Depuis le Long Island jusqu’à l’ Upper East Side en passant par le Village et sa faune pré-géntrification, City on Fire pourrait presque faire office d’essai d’anthropologie « Chez les New-Yorkais des 70s ».
Les sept chapitres sont séparés par des « interludes » – une lettre manuscrite, un article tapuscrit, les extraits d’un fanzine – une main tendue vers le lecteur pour que celui-ci puisse être complètement immergé dans la vie des personnages. Malheureusement cela n’a pas toujours fonctionné pour moi.
Autant j’ai aimé Samantha et ses contradictions, sa sensibilité et son intelligence, et j’ai été donc heureuse de retrouver son fanzine au milieu du roman, autant je me suis lassée vite durant d’autres « irruptions de réel » dans le fil narratif.
City on fire m’a donné l’impression d’un monstre insatiable qui se fiche de ce qu’il avale tant qu’il a de quoi se mettre sous la dent. La scène punk, les révolutionnaires, les graffeurs, les squatteurs. Les artisans, les flics, les journalistes, les artistes. Les hommes d’affaires, les parvenus, les ambitieux. Les homosexuels, les femmes délaissées, les familles éclatées. Des intérêts financiers, amoureux, illégaux, altruistes. La came, la solitude, les dépendances, la musiques, la peinture, la photo.
Le passé, le présent, l’avenir.
Tantôt original et somptueux, tantôt drapé dans des airs de soap-opera, le résultat a été pour moi plutôt mitigé. Je l’ai trouvé assez inégal et pas toujours cohérent. Il ferait, certes, une super série TV. Mais le potentiel d’adaptation par Netflix, ce n’est pas ce qui m’intéresse dans un roman. Un peu déçue, donc, il y avait matière à faire beaucoup mieux, en laissant peut-être l’ambition en veilleuse.
« Q : Votre œuvre semble vouloir rompre qualitativement avec les tendances minimalistes actuellement en vogue chez les jeunes écrivains. Certains pourraient même la qualifier de désuète.

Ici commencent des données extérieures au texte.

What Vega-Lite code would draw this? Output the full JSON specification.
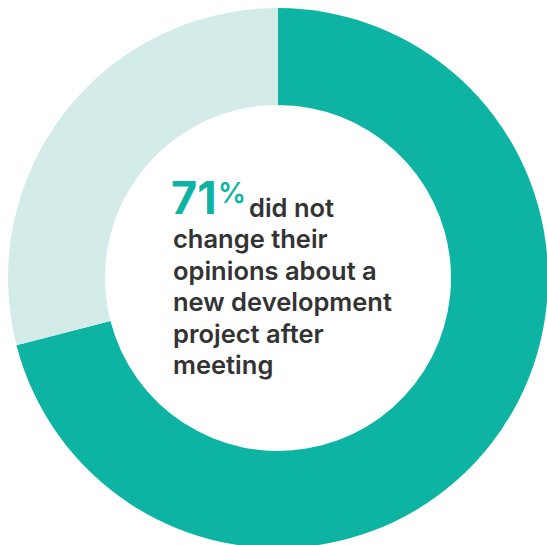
{
  "$schema": "https://vega.github.io/schema/vega-lite/v6.json",
  "width": 556,
  "height": 556,
  "padding": 0,
  "autosize": "none",
  "background": "white",
  "config": {"view": {"stroke": null}},
  "layer": [
    {
      "data": {"values": [
        {"category": "Did not change", "value": 71, "order": 1},
        {"category": "Changed", "value": 29, "order": 2}
      ]},
      "mark": {"type": "arc", "outerRadius": 270, "innerRadius": 173},
      "encoding": {
        "theta": {"field": "value", "type": "quantitative", "stack": true},
        "order": {"field": "order", "type": "quantitative"},
        "color": {
          "field": "category", "type": "nominal",
          "scale": {"domain": ["Did not change", "Changed"], "range": ["#0db3a3", "#d3ece9"]},
          "legend": null
        }
      }
    },
    {
      "data": {"values": [
        {"line": 0, "text": "did not", "indent": 1},
        {"line": 1, "text": "change their", "indent": 0},
        {"line": 2, "text": "opinions about a", "indent": 0},
        {"line": 3, "text": "new development", "indent": 0},
        {"line": 4, "text": "project after", "indent": 0},
        {"line": 5, "text": "meeting", "indent": 0}
      ]},
      "mark": {"type": "text", "align": "left", "baseline": "alphabetic", "font": "Inter", "fontWeight": 600, "fontSize": 25.5, "color": "#333333"},
      "encoding": {
        "y": {"field": "line", "type": "quantitative", "scale": {"domain": [0, 5], "range": [217, 374]}, "axis": null},
        "x": {"field": "indent", "type": "quantitative", "scale": {"domain": [0, 1], "range": [173, 249]}, "axis": null},
        "text": {"field": "text"}
      }
    },
    {
      "data": {"values": [{"line": 0, "indent": 0, "text": "71"}]},
      "mark": {"type": "text", "align": "left", "baseline": "alphabetic", "font": "Inter", "fontWeight": 700, "fontSize": 45, "color": "#0db3a3", "dx": -2, "dy": -3},
      "encoding": {
        "y": {"field": "line", "type": "quantitative", "scale": {"domain": [0, 5], "range": [217, 374]}, "axis": null},
        "x": {"field": "indent", "type": "quantitative", "scale": {"domain": [0, 1], "range": [173, 249]}, "axis": null},
        "text": {"field": "text"}
      }
    },
    {
      "data": {"values": [{"line": 0, "indent": 0, "text": "%"}]},
      "mark": {"type": "text", "align": "left", "baseline": "alphabetic", "font": "Inter", "fontWeight": 600, "fontSize": 28, "color": "#0db3a3", "dx": 45, "dy": -14},
      "encoding": {
        "y": {"field": "line", "type": "quantitative", "scale": {"domain": [0, 5], "range": [217, 374]}, "axis": null},
        "x": {"field": "indent", "type": "quantitative", "scale": {"domain": [0, 1], "range": [173, 249]}, "axis": null},
        "text": {"field": "text"}
      }
    }
  ]
}
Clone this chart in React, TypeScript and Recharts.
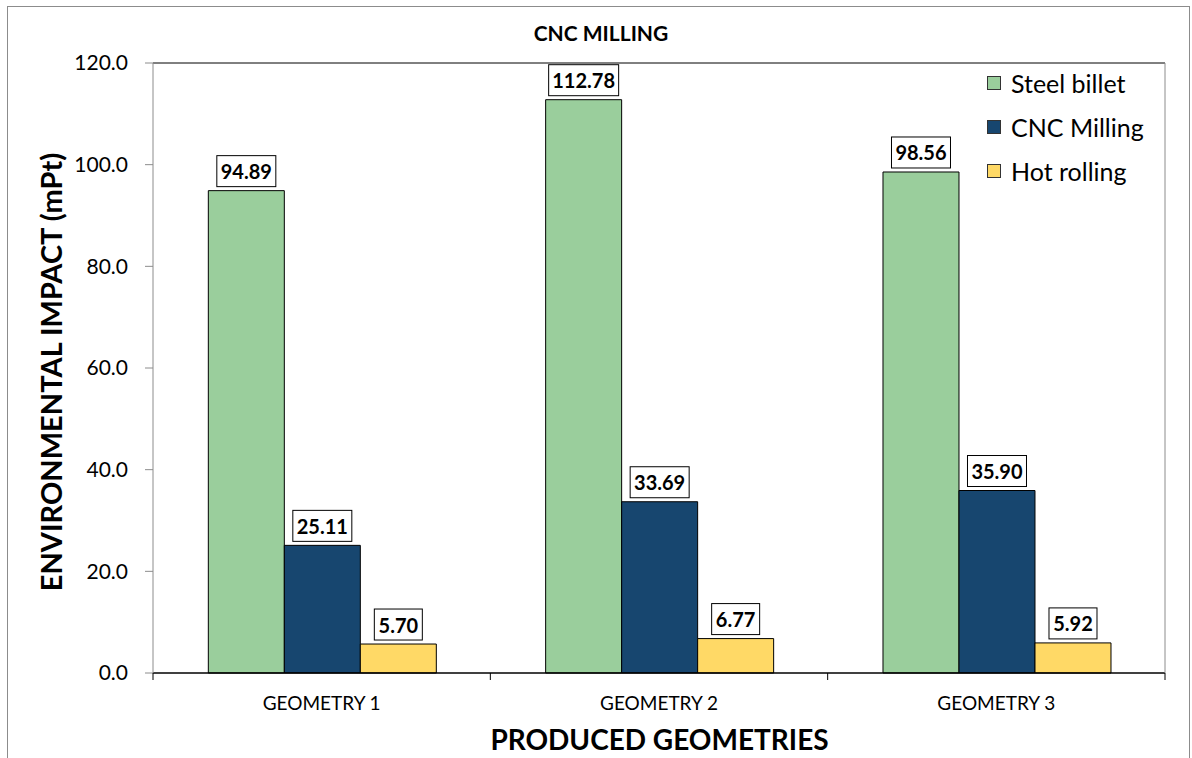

R: Eh bien, nous avons vécu, les hommes de ma génération, dans une époque d’incertitude. L’ensemble des institutions auxquelles nous avons cru, depuis l’Église jusqu’aux marchés et au système politique américain, semblait traverser une crise. Et donc nous avons considéré avec un scepticisme profond la capacité de toute institution , y compris celle du roman, à nous montrer la vérité.
Q: Mais vous semblez presque en accord avec l’opposition, monsieur Goodman.
R: Disons que je considère que c’est ma mission. Etre en empathie. Mais j’ai toujours pensé, peut-être de façon perverse , que lorsqu’on veut faire correspondre théorie et expérience, et que cela ne fonctionne pas, il faut s’en prendre plutôt à la théorie. Il y a la critique de ce qui sous-tend ces institutions – justice, démocratie, amour – et il y a le fait que nul ne peut vivre sans elles. Et je cherche donc à explorer une nouvelle fois cette vieille idée que le roman peut, vous savez, nous enseigner quelque chose. Sur tout.